**MATERIAL**.
━━━━━━━━━━━━━━━━

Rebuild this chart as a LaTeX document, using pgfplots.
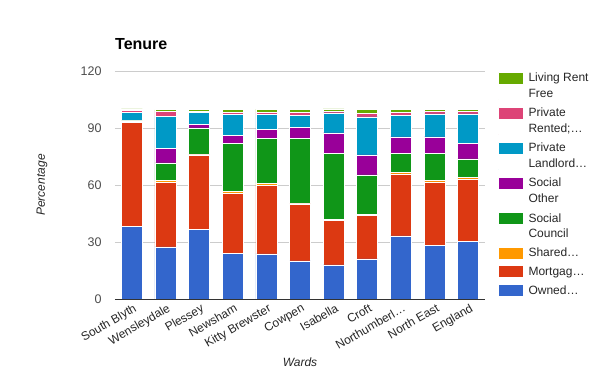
\documentclass[border=0pt]{standalone}
\usepackage{pgfplots}
\pgfplotsset{compat=1.18}
\usepackage{pgfplotstable}
\usepackage{fontspec}
\setmainfont{Liberation Sans}

\definecolor{cOwned}{HTML}{3366CC}
\definecolor{cMort}{HTML}{DC3912}
\definecolor{cShared}{HTML}{FF9900}
\definecolor{cCouncil}{HTML}{109618}
\definecolor{cOther}{HTML}{990099}
\definecolor{cLandlord}{HTML}{0099C6}
\definecolor{cRented}{HTML}{DD4477}
\definecolor{cFree}{HTML}{66AA00}

\pgfplotstableread{
x Owned Mortgage Shared Council Other Landlord Rented Free
0 38.4 54.4 0.5 0.4 0.3 4.3 0.8 0.9
1 27.4 34.0 0.8 9.4 7.7 16.8 2.5 1.0
2 36.8 39.0 0.4 13.8 2.1 6.1 0.7 1.0
3 24.2 31.4 0.9 25.6 4.2 10.9 1.2 1.5
4 23.7 36.1 0.9 23.8 4.8 7.9 1.2 1.5
5 20.0 30.0 0.5 34.0 5.8 6.3 1.8 1.4
6 17.9 23.5 0.5 34.9 10.6 10.5 1.0 1.1
7 21.1 23.1 0.4 20.7 10.5 20.0 1.9 1.9
8 33.2 32.6 0.8 10.2 8.5 11.5 1.4 1.6
9 28.4 33.2 0.7 14.5 8.5 12.1 1.3 1.1
10 30.5 32.7 1.0 9.5 8.4 15.3 1.2 1.2
}\data

\pgfplotsset{
  oneline/.style={legend image code/.code={\fill[##1,draw=none] (0pt,-5.5pt) rectangle (24pt,5.5pt);}},
  twoline/.style={legend image code/.code={\path (0pt,-13.35pt) -- (0pt,13.35pt);\fill[##1,draw=none] (0pt,2.35pt) rectangle (24pt,13.35pt);}},
}

\begin{document}
\begin{tikzpicture}[x=1pt,y=1pt]
\path[use as bounding box] (0,0) rectangle (600,371);
\node[anchor=base west, font=\fontsize{16}{19}\selectfont\bfseries, inner sep=0] at (115,321) {Tenure};
\begin{axis}[
  at={(115pt,72pt)}, anchor=south west,
  width=370pt, height=228pt, scale only axis,
  ybar stacked, bar width=21pt,
  xmin=-0.5, xmax=10.5, ymin=0, ymax=120,
  ytick={0,30,60,90,120},
  xtick={0,...,10},
  xticklabels={South Blyth,Wensleydale,Plessey,Newsham,Kitty Brewster,Cowpen,Isabella,Croft,Northumberl…,North East,England},
  xticklabel style={rotate=30, anchor=north east, font=\fontsize{12}{14}\selectfont, text=black!85, inner sep=1pt, yshift=-3pt},
  yticklabel style={font=\fontsize{12.5}{14}\selectfont, text=black!70, xshift=-10pt},
  /pgf/number format/assume math mode=true,
  major tick length=0pt,
  ymajorgrids, grid style={draw=black!20, line width=0.7pt},
  axis lines*=left,
  x axis line style={draw=black!80, line width=0.9pt, -},
  y axis line style={draw=none},
  xlabel={\itshape Wards}, ylabel={\itshape Percentage},
  label style={font=\fontsize{12}{14}\selectfont, text=black!85},
  x label style={at={(axis description cs:0.5,-0.276)}, anchor=center},
  y label style={at={(axis description cs:-0.197,0.5)}, anchor=center},
  reverse legend,
  legend style={at={(1,1)}, anchor=north west, xshift=13pt, yshift=-1pt, draw=none, fill=none, inner sep=0pt,
    row sep=7.7pt, column sep=6pt,
    nodes={align=left, inner sep=0pt, font=\fontsize{12}{15.7}\selectfont, text=black!85}},
  legend cell align=left,
]
\addplot[fill=cOwned, draw=white, line width=0.7pt, oneline] table[x=x,y=Owned]{\data};
\addlegendentry{Owned…}
\addplot[fill=cMort, draw=white, line width=0.7pt, oneline] table[x=x,y=Mortgage]{\data};
\addlegendentry{Mortgag…}
\addplot[fill=cShared, draw=white, line width=0.7pt, oneline] table[x=x,y=Shared]{\data};
\addlegendentry{Shared…}
\addplot[fill=cCouncil, draw=white, line width=0.7pt, twoline] table[x=x,y=Council]{\data};
\addlegendentry{Social\\Council}
\addplot[fill=cOther, draw=white, line width=0.7pt, twoline] table[x=x,y=Other]{\data};
\addlegendentry{Social\\Other}
\addplot[fill=cLandlord, draw=white, line width=0.7pt, twoline] table[x=x,y=Landlord]{\data};
\addlegendentry{Private\\Landlord…}
\addplot[fill=cRented, draw=white, line width=0.7pt, twoline] table[x=x,y=Rented]{\data};
\addlegendentry{Private\\Rented;…}
\addplot[fill=cFree, draw=white, line width=0.7pt, twoline] table[x=x,y=Free]{\data};
\addlegendentry{Living Rent\\Free}
\end{axis}
\end{tikzpicture}
\end{document}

━━━━━━━━━━━━━━━━

**THE TASK**.
Write the listing above out again exactly, dropping each image.

**EXERCISE OUTPUT**.
Rebuild this chart as a LaTeX document, using pgfplots.
\documentclass[border=0pt]{standalone}
\usepackage{pgfplots}
\pgfplotsset{compat=1.18}
\usepackage{pgfplotstable}
\usepackage{fontspec}
\setmainfont{Liberation Sans}

\definecolor{cOwned}{HTML}{3366CC}
\definecolor{cMort}{HTML}{DC3912}
\definecolor{cShared}{HTML}{FF9900}
\definecolor{cCouncil}{HTML}{109618}
\definecolor{cOther}{HTML}{990099}
\definecolor{cLandlord}{HTML}{0099C6}
\definecolor{cRented}{HTML}{DD4477}
\definecolor{cFree}{HTML}{66AA00}

\pgfplotstableread{
x Owned Mortgage Shared Council Other Landlord Rented Free
0 38.4 54.4 0.5 0.4 0.3 4.3 0.8 0.9
1 27.4 34.0 0.8 9.4 7.7 16.8 2.5 1.0
2 36.8 39.0 0.4 13.8 2.1 6.1 0.7 1.0
3 24.2 31.4 0.9 25.6 4.2 10.9 1.2 1.5
4 23.7 36.1 0.9 23.8 4.8 7.9 1.2 1.5
5 20.0 30.0 0.5 34.0 5.8 6.3 1.8 1.4
6 17.9 23.5 0.5 34.9 10.6 10.5 1.0 1.1
7 21.1 23.1 0.4 20.7 10.5 20.0 1.9 1.9
8 33.2 32.6 0.8 10.2 8.5 11.5 1.4 1.6
9 28.4 33.2 0.7 14.5 8.5 12.1 1.3 1.1
10 30.5 32.7 1.0 9.5 8.4 15.3 1.2 1.2
}\data

\pgfplotsset{
  oneline/.style={legend image code/.code={\fill[##1,draw=none] (0pt,-5.5pt) rectangle (24pt,5.5pt);}},
  twoline/.style={legend image code/.code={\path (0pt,-13.35pt) -- (0pt,13.35pt);\fill[##1,draw=none] (0pt,2.35pt) rectangle (24pt,13.35pt);}},
}

\begin{document}
\begin{tikzpicture}[x=1pt,y=1pt]
\path[use as bounding box] (0,0) rectangle (600,371);
\node[anchor=base west, font=\fontsize{16}{19}\selectfont\bfseries, inner sep=0] at (115,321) {Tenure};
\begin{axis}[
  at={(115pt,72pt)}, anchor=south west,
  width=370pt, height=228pt, scale only axis,
  ybar stacked, bar width=21pt,
  xmin=-0.5, xmax=10.5, ymin=0, ymax=120,
  ytick={0,30,60,90,120},
  xtick={0,...,10},
  xticklabels={South Blyth,Wensleydale,Plessey,Newsham,Kitty Brewster,Cowpen,Isabella,Croft,Northumberl…,North East,England},
  xticklabel style={rotate=30, anchor=north east, font=\fontsize{12}{14}\selectfont, text=black!85, inner sep=1pt, yshift=-3pt},
  yticklabel style={font=\fontsize{12.5}{14}\selectfont, text=black!70, xshift=-10pt},
  /pgf/number format/assume math mode=true,
  major tick length=0pt,
  ymajorgrids, grid style={draw=black!20, line width=0.7pt},
  axis lines*=left,
  x axis line style={draw=black!80, line width=0.9pt, -},
  y axis line style={draw=none},
  xlabel={\itshape Wards}, ylabel={\itshape Percentage},
  label style={font=\fontsize{12}{14}\selectfont, text=black!85},
  x label style={at={(axis description cs:0.5,-0.276)}, anchor=center},
  y label style={at={(axis description cs:-0.197,0.5)}, anchor=center},
  reverse legend,
  legend style={at={(1,1)}, anchor=north west, xshift=13pt, yshift=-1pt, draw=none, fill=none, inner sep=0pt,
    row sep=7.7pt, column sep=6pt,
    nodes={align=left, inner sep=0pt, font=\fontsize{12}{15.7}\selectfont, text=black!85}},
  legend cell align=left,
]
\addplot[fill=cOwned, draw=white, line width=0.7pt, oneline] table[x=x,y=Owned]{\data};
\addlegendentry{Owned…}
\addplot[fill=cMort, draw=white, line width=0.7pt, oneline] table[x=x,y=Mortgage]{\data};
\addlegendentry{Mortgag…}
\addplot[fill=cShared, draw=white, line width=0.7pt, oneline] table[x=x,y=Shared]{\data};
\addlegendentry{Shared…}
\addplot[fill=cCouncil, draw=white, line width=0.7pt, twoline] table[x=x,y=Council]{\data};
\addlegendentry{Social\\Council}
\addplot[fill=cOther, draw=white, line width=0.7pt, twoline] table[x=x,y=Other]{\data};
\addlegendentry{Social\\Other}
\addplot[fill=cLandlord, draw=white, line width=0.7pt, twoline] table[x=x,y=Landlord]{\data};
\addlegendentry{Private\\Landlord…}
\addplot[fill=cRented, draw=white, line width=0.7pt, twoline] table[x=x,y=Rented]{\data};
\addlegendentry{Private\\Rented;…}
\addplot[fill=cFree, draw=white, line width=0.7pt, twoline] table[x=x,y=Free]{\data};
\addlegendentry{Living Rent\\Free}
\end{axis}
\end{tikzpicture}
\end{document}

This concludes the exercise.